Task directions :: Transcribe the material exactly. Images do not belong in the copy.

Source excerpt ::
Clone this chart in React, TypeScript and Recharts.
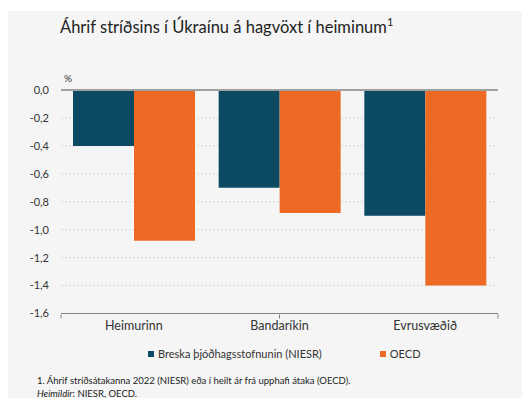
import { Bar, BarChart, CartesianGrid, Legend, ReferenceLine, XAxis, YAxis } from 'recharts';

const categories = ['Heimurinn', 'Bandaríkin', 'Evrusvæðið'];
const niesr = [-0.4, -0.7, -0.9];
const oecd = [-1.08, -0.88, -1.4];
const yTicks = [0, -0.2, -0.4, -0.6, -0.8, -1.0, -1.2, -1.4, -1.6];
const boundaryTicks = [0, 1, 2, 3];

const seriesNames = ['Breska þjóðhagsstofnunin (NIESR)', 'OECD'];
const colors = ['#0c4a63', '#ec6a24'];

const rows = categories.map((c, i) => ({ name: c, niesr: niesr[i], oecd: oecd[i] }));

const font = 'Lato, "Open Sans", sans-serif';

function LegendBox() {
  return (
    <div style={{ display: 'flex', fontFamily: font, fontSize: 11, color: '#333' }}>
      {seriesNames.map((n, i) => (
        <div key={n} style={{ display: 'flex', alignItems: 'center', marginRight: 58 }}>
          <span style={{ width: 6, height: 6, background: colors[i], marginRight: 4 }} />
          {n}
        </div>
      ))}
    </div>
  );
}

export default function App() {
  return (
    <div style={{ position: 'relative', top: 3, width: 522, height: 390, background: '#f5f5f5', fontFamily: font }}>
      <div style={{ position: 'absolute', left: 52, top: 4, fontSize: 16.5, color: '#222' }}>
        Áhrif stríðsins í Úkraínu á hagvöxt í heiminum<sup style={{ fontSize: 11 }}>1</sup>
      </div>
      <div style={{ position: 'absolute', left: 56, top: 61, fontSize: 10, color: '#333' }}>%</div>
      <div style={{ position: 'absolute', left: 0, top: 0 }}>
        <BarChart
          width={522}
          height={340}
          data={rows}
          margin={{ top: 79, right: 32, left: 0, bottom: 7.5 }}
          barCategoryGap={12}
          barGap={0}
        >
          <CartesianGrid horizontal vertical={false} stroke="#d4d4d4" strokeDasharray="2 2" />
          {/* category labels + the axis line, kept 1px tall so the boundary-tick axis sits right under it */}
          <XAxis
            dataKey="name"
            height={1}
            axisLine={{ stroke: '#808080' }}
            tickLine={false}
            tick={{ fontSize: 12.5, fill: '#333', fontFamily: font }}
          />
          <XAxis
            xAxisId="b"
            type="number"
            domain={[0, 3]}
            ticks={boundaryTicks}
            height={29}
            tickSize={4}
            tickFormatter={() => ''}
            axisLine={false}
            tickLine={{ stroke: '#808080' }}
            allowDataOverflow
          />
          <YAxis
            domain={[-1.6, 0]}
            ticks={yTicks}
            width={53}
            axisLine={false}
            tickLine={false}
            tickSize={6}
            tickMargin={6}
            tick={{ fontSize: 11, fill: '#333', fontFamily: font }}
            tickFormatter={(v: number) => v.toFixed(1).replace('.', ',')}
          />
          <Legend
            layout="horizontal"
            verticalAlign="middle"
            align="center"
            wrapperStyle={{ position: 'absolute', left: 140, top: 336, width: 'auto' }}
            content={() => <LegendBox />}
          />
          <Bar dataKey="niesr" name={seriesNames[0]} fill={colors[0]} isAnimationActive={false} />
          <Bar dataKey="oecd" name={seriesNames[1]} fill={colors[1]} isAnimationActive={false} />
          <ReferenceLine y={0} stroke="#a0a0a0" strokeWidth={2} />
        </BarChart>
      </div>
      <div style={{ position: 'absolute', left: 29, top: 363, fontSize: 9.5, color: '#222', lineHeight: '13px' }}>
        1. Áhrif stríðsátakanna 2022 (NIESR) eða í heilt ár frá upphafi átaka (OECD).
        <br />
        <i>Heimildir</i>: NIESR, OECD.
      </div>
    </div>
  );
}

Solution ::
Clone this chart in React, TypeScript and Recharts.
import { Bar, BarChart, CartesianGrid, Legend, ReferenceLine, XAxis, YAxis } from 'recharts';

const categories = ['Heimurinn', 'Bandaríkin', 'Evrusvæðið'];
const niesr = [-0.4, -0.7, -0.9];
const oecd = [-1.08, -0.88, -1.4];
const yTicks = [0, -0.2, -0.4, -0.6, -0.8, -1.0, -1.2, -1.4, -1.6];
const boundaryTicks = [0, 1, 2, 3];

const seriesNames = ['Breska þjóðhagsstofnunin (NIESR)', 'OECD'];
const colors = ['#0c4a63', '#ec6a24'];

const rows = categories.map((c, i) => ({ name: c, niesr: niesr[i], oecd: oecd[i] }));

const font = 'Lato, "Open Sans", sans-serif';

function LegendBox() {
  return (
    <div style={{ display: 'flex', fontFamily: font, fontSize: 11, color: '#333' }}>
      {seriesNames.map((n, i) => (
        <div key={n} style={{ display: 'flex', alignItems: 'center', marginRight: 58 }}>
          <span style={{ width: 6, height: 6, background: colors[i], marginRight: 4 }} />
          {n}
        </div>
      ))}
    </div>
  );
}

export default function App() {
  return (
    <div style={{ position: 'relative', top: 3, width: 522, height: 390, background: '#f5f5f5', fontFamily: font }}>
      <div style={{ position: 'absolute', left: 52, top: 4, fontSize: 16.5, color: '#222' }}>
        Áhrif stríðsins í Úkraínu á hagvöxt í heiminum<sup style={{ fontSize: 11 }}>1</sup>
      </div>
      <div style={{ position: 'absolute', left: 56, top: 61, fontSize: 10, color: '#333' }}>%</div>
      <div style={{ position: 'absolute', left: 0, top: 0 }}>
        <BarChart
          width={522}
          height={340}
          data={rows}
          margin={{ top: 79, right: 32, left: 0, bottom: 7.5 }}
          barCategoryGap={12}
          barGap={0}
        >
          <CartesianGrid horizontal vertical={false} stroke="#d4d4d4" strokeDasharray="2 2" />
          {/* category labels + the axis line, kept 1px tall so the boundary-tick axis sits right under it */}
          <XAxis
            dataKey="name"
            height={1}
            axisLine={{ stroke: '#808080' }}
            tickLine={false}
            tick={{ fontSize: 12.5, fill: '#333', fontFamily: font }}
          />
          <XAxis
            xAxisId="b"
            type="number"
            domain={[0, 3]}
            ticks={boundaryTicks}
            height={29}
            tickSize={4}
            tickFormatter={() => ''}
            axisLine={false}
            tickLine={{ stroke: '#808080' }}
            allowDataOverflow
          />
          <YAxis
            domain={[-1.6, 0]}
            ticks={yTicks}
            width={53}
            axisLine={false}
            tickLine={false}
            tickSize={6}
            tickMargin={6}
            tick={{ fontSize: 11, fill: '#333', fontFamily: font }}
            tickFormatter={(v: number) => v.toFixed(1).replace('.', ',')}
          />
          <Legend
            layout="horizontal"
            verticalAlign="middle"
            align="center"
            wrapperStyle={{ position: 'absolute', left: 140, top: 336, width: 'auto' }}
            content={() => <LegendBox />}
          />
          <Bar dataKey="niesr" name={seriesNames[0]} fill={colors[0]} isAnimationActive={false} />
          <Bar dataKey="oecd" name={seriesNames[1]} fill={colors[1]} isAnimationActive={false} />
          <ReferenceLine y={0} stroke="#a0a0a0" strokeWidth={2} />
        </BarChart>
      </div>
      <div style={{ position: 'absolute', left: 29, top: 363, fontSize: 9.5, color: '#222', lineHeight: '13px' }}>
        1. Áhrif stríðsátakanna 2022 (NIESR) eða í heilt ár frá upphafi átaka (OECD).
        <br />
        <i>Heimildir</i>: NIESR, OECD.
      </div>
    </div>
  );
}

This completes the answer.